Efficiently distributing synchronous programs is a challenging and long-standing subject. This paper introduces the use of futures in a Lustre-like language, giving the programmer control over the expression of parallelism. In the synchronous model where computations are considered instantaneous, futures increase expressiveness by decoupling the beginning from the end of a computation. Through a number of examples, we show how to desynchronize long computations and implement parallel patterns such as fork-join, pipelining and data parallelism. The proposed extension preserves the main static properties of the base language, including static resource bounds and the absence of deadlock, livelock and races. Moreover, we prove that adding or removing futures preserves the underlying synchronous semantics.

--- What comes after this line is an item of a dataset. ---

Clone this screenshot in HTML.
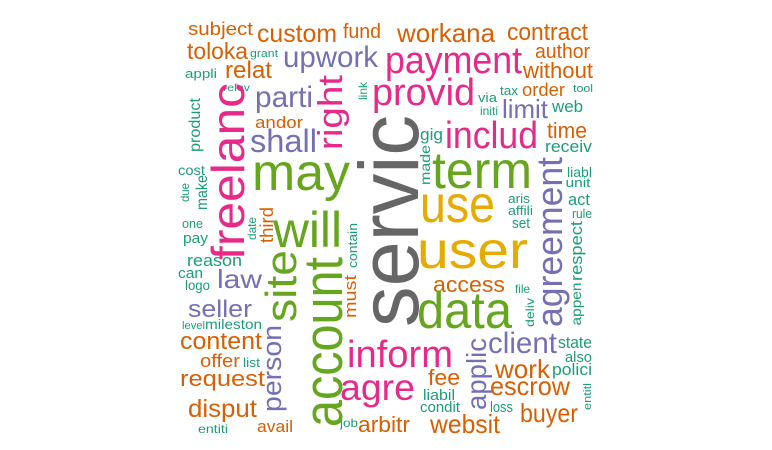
<!DOCTYPE html>
<html>
<head>
<meta charset="utf-8">
<style>
  html,body{margin:0;padding:0;background:#fff;}
  svg{display:block;}
  text{font-family:"Liberation Sans", Arial, sans-serif;}
</style>
</head>
<body>
<svg id="cloud" width="772" height="450" viewBox="0 0 772 450" xmlns="http://www.w3.org/2000/svg">
  <rect x="0" y="0" width="772" height="450" fill="#ffffff"/>
</svg>
<script>
// Word cloud data
const words = ["subject","custom","fund","toloka","grant","upwork","appli","relat","relev","parti","andor","shall","may","cost","one","pay","reason","can","logo","law","seller","level","mileston","content","offer","list","request","disput","entiti","avail","will","inform","agre","job","arbitr","workana","contract","author","payment","without","provid","via","tax","order","tool","initi","limit","web","gig","includ","time","receiv","term","liabl","unit","act","rule","aris","affili","set","use","user","access","file","data","client","state","also","work","polici","fee","escrow","liabil","condit","loss","buyer","websit",
  "servic","freelanc","right","link","product","make","due","site","account","person","must","contain","third","date","made","agreement","respect","appen","deliv","applic","entitl"];
const sizes = [18,25,20,23,11,30,13,24,10,30,17,32,52,14,13,15,17,15,14,26,24,11,14,24,18,13,22,25,12,17,50,38,37,12,22,26,24,20,38,22,38,13,13,18,11,12,26,17,17,38,22,17,52,14,13,17,13,13,13,15,52,52,22,12,52,30,17,15,26,17,22,26,15,15,15,26,26,
  84,46,34,12,16,16,12,44,55,27,17,13,18,12,14,36,17,14,12,28,11];
const colorKeys = ["O","O","O","O","T","P","T","O","T","P","O","P","G","T","T","T","T","T","T","P","P","T","T","O","O","T","O","O","T","O","G","K","K","T","O","O","O","O","K","O","K","T","T","O","T","T","P","T","T","K","O","T","G","T","T","T","T","T","T","T","Y","Y","O","T","G","P","T","T","O","T","O","O","T","T","T","O","O",
  "S","K","K","T","T","T","T","G","G","P","O","T","O","T","T","P","T","T","T","P","T"];
const rotated = words.map((w,i)=> i>=77);
// layout (positions): [x, y, length]
const layout = [
[220.5,35,65],[297,42,80],[362,38,38],[217.5,59,61],[264,57,28],[330.5,67,95],[201,78,32],[248.5,78,47],[236.5,91,27],[284,107,58],[279,128,48],[283.5,152,67],[301,190,98],[191.5,175,27],[192.5,228,21],[195.5,243,25],[214.5,266,55],[190.5,278,25],[197.5,290,25],[239.5,288,45],[220,317,64],[193.5,329,23],[233.5,329,57],[221,349,82],[220,367,40],[251.5,367,17],[222.5,386,85],[222.5,417,69],[213,433,30],[275,432,36],[307.5,247,69],[400,367,106],[377.5,400,75],[349,427,18],[384,432,52],[446,42,98],[547.5,40,81],[562.5,58,55],[453.5,73,137],[558,78,70],[423.5,105,103],[487.5,102,19],[509,95,18],[543.5,96,43],[583,92,20],[489,115,18],[525,118,46],[567.5,112,31],[431.5,140,23],[491.5,148,93],[567,138,40],[568.5,152,47],[482,188,100],[579.5,177,25],[578,187,25],[579,205,22],[582,218,20],[519,203,22],[520.5,215,25],[521,228,18],[457.5,222,75],[472.5,268,111],[469,292,72],[522.5,293,15],[464.5,328,95],[522.5,353,69],[575,348,34],[578.5,362,27],[522.5,378,55],[572,375,40],[444,385,32],[530,395,80],[439,400,32],[440,412,40],[501.5,412,23],[549,422,58],[465,433,70],
[418,221,212],[244,171.5,177],[342,112.5,75],[367,91,18],[200,125,54],[207,192.5,35],[189,192.5,19],[296,286,72],[342,342,170],[281,368.5,87],[356,296.5,43],[357,245.5,45],[273,225,36],[256,228.5,23],[430,165,40],[562,242,170],[582,251,60],[581,304,43],[534,312.5,29],[486,374,72],[591,396.5,27]
];
const palette = {T:"#1B9E77",O:"#D95F02",P:"#7570B3",K:"#E7298A",G:"#66A61E",Y:"#E6AB02",S:"#666666"};
const svg = document.getElementById('cloud');
const NS = "http://www.w3.org/2000/svg";
words.forEach((w,i)=>{
  const p = layout[i];
  const t = document.createElementNS(NS,'text');
  
  
  t.setAttribute('x', p[0]);
  t.setAttribute('y', p[1]);
  t.setAttribute('font-size', sizes[i]);
  t.setAttribute('fill', palette[colorKeys[i]]);
  t.setAttribute('text-anchor', 'middle');
  t.setAttribute('textLength', p[2]);
  t.setAttribute('lengthAdjust', 'spacingAndGlyphs');
  if (rotated[i]) t.setAttribute('transform', 'rotate(-90 ' + p[0] + ' ' + p[1] + ')');
  t.textContent = w;
  svg.appendChild(t);
});
</script>
</body>
</html>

This work has been presented at the ACM Intern. Conf. on Embedded Software (EMSOFT 2012), in October 2012 and it received the Best paper award.
Further work along these lines is taking place, to generate code for a variety of low-overhead execution models, to cope with real-time constraints, and to formalize and prove the correctness of the underlying concurrent data structures. On the latter point, a paper has been accepted at the ACM Conf. PPoPP 2013.